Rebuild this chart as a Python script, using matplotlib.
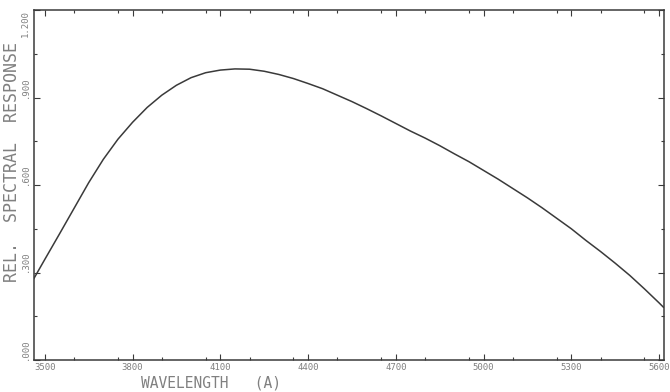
"""Relative spectral response vs wavelength, old plotter style."""

import matplotlib

matplotlib.use("Agg")
import matplotlib.pyplot as plt
from matplotlib.ticker import MultipleLocator

# --------------------------------------------------------------- data

wavelength = [3463, 3500, 3550, 3600, 3650, 3700, 3750, 3800, 3850, 3900,
              3950, 4000, 4050, 4100, 4150, 4200, 4250, 4300, 4350, 4400,
              4450, 4500, 4550, 4600, 4650, 4700, 4750, 4800, 4850, 4900,
              4950, 5000, 5050, 5100, 5150, 5200, 5250, 5300, 5350, 5400,
              5450, 5500, 5550, 5600, 5615]
response = [0.280, 0.345, 0.432, 0.520, 0.608, 0.688, 0.757, 0.815, 0.866, 0.908,
            0.942, 0.968, 0.985, 0.994, 0.998, 0.997, 0.990, 0.979, 0.965, 0.948,
            0.930, 0.908, 0.886, 0.862, 0.837, 0.811, 0.785, 0.761, 0.735, 0.707,
            0.680, 0.650, 0.620, 0.588, 0.556, 0.522, 0.486, 0.450, 0.410, 0.372,
            0.332, 0.290, 0.244, 0.196, 0.181]

x_ticks = [3500, 3800, 4100, 4400, 4700, 5000, 5300, 5600]
x_labels = ["3500", "3800", "4100", "4400", "4700", "5000", "5300", "5600"]
y_ticks = [0.0, 0.3, 0.6, 0.9, 1.2]
y_labels = [".000", ".300", ".600", ".900", "1.200"]

INK = "#3a3a3a"
TEXT = "#808080"

# --------------------------------------------------------------- figure

fig = plt.figure(figsize=(6.7, 3.92), dpi=100)
ax = fig.add_axes([34 / 670, 1 - 360 / 392, 630 / 670, 350 / 392])

ax.plot(wavelength, response, color=INK, linewidth=1.1)

ax.set_xlim(3463, 5617)
ax.set_ylim(0, 1.2)

for s in ax.spines.values():
    s.set_color(INK)
    s.set_linewidth(1.1)

ax.set_xticks(x_ticks)
ax.set_xticklabels(x_labels, family="DejaVu Sans Mono", fontsize=6.5, color=TEXT)
ax.xaxis.set_minor_locator(MultipleLocator(150))
ax.set_yticks(y_ticks)
ax.set_yticklabels(y_labels, family="DejaVu Sans Mono", fontsize=6.5, color=TEXT,
                   rotation=90)
ax.yaxis.set_minor_locator(MultipleLocator(0.15))

ax.tick_params(which="both", direction="in", top=True, right=True, color=INK,
               width=0.8)
ax.tick_params(which="major", length=4)
ax.tick_params(which="minor", length=2)
ax.tick_params(axis="x", pad=2)
ax.tick_params(axis="y", pad=3)

ylabs = ax.get_yticklabels()
for lab in ylabs:
    lab.set_va("bottom")
ylabs[-1].set_va("top")

fig.text(211 / 670, 1 - 383 / 392, "WAVELENGTH   (A)", family="DejaVu Sans Mono",
         fontsize=10.5, color=TEXT, ha="center", va="center")
fig.text(12 / 670, 1 - 162 / 392, "REL.  SPECTRAL  RESPONSE", family="DejaVu Sans Mono",
         fontsize=12, color=TEXT, ha="center", va="center", rotation=90)

fig.savefig("out.png", dpi=100)
plt.close(fig)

──────────────────────────────

● TO BE DONE:
Exclude the images, then output the data above word for word.

● COMPLETED TASK:
Rebuild this chart as a Python script, using matplotlib.
"""Relative spectral response vs wavelength, old plotter style."""

import matplotlib

matplotlib.use("Agg")
import matplotlib.pyplot as plt
from matplotlib.ticker import MultipleLocator

# --------------------------------------------------------------- data

wavelength = [3463, 3500, 3550, 3600, 3650, 3700, 3750, 3800, 3850, 3900,
              3950, 4000, 4050, 4100, 4150, 4200, 4250, 4300, 4350, 4400,
              4450, 4500, 4550, 4600, 4650, 4700, 4750, 4800, 4850, 4900,
              4950, 5000, 5050, 5100, 5150, 5200, 5250, 5300, 5350, 5400,
              5450, 5500, 5550, 5600, 5615]
response = [0.280, 0.345, 0.432, 0.520, 0.608, 0.688, 0.757, 0.815, 0.866, 0.908,
            0.942, 0.968, 0.985, 0.994, 0.998, 0.997, 0.990, 0.979, 0.965, 0.948,
            0.930, 0.908, 0.886, 0.862, 0.837, 0.811, 0.785, 0.761, 0.735, 0.707,
            0.680, 0.650, 0.620, 0.588, 0.556, 0.522, 0.486, 0.450, 0.410, 0.372,
            0.332, 0.290, 0.244, 0.196, 0.181]

x_ticks = [3500, 3800, 4100, 4400, 4700, 5000, 5300, 5600]
x_labels = ["3500", "3800", "4100", "4400", "4700", "5000", "5300", "5600"]
y_ticks = [0.0, 0.3, 0.6, 0.9, 1.2]
y_labels = [".000", ".300", ".600", ".900", "1.200"]

INK = "#3a3a3a"
TEXT = "#808080"

# --------------------------------------------------------------- figure

fig = plt.figure(figsize=(6.7, 3.92), dpi=100)
ax = fig.add_axes([34 / 670, 1 - 360 / 392, 630 / 670, 350 / 392])

ax.plot(wavelength, response, color=INK, linewidth=1.1)

ax.set_xlim(3463, 5617)
ax.set_ylim(0, 1.2)

for s in ax.spines.values():
    s.set_color(INK)
    s.set_linewidth(1.1)

ax.set_xticks(x_ticks)
ax.set_xticklabels(x_labels, family="DejaVu Sans Mono", fontsize=6.5, color=TEXT)
ax.xaxis.set_minor_locator(MultipleLocator(150))
ax.set_yticks(y_ticks)
ax.set_yticklabels(y_labels, family="DejaVu Sans Mono", fontsize=6.5, color=TEXT,
                   rotation=90)
ax.yaxis.set_minor_locator(MultipleLocator(0.15))

ax.tick_params(which="both", direction="in", top=True, right=True, color=INK,
               width=0.8)
ax.tick_params(which="major", length=4)
ax.tick_params(which="minor", length=2)
ax.tick_params(axis="x", pad=2)
ax.tick_params(axis="y", pad=3)

ylabs = ax.get_yticklabels()
for lab in ylabs:
    lab.set_va("bottom")
ylabs[-1].set_va("top")

fig.text(211 / 670, 1 - 383 / 392, "WAVELENGTH   (A)", family="DejaVu Sans Mono",
         fontsize=10.5, color=TEXT, ha="center", va="center")
fig.text(12 / 670, 1 - 162 / 392, "REL.  SPECTRAL  RESPONSE", family="DejaVu Sans Mono",
         fontsize=12, color=TEXT, ha="center", va="center", rotation=90)

fig.savefig("out.png", dpi=100)
plt.close(fig)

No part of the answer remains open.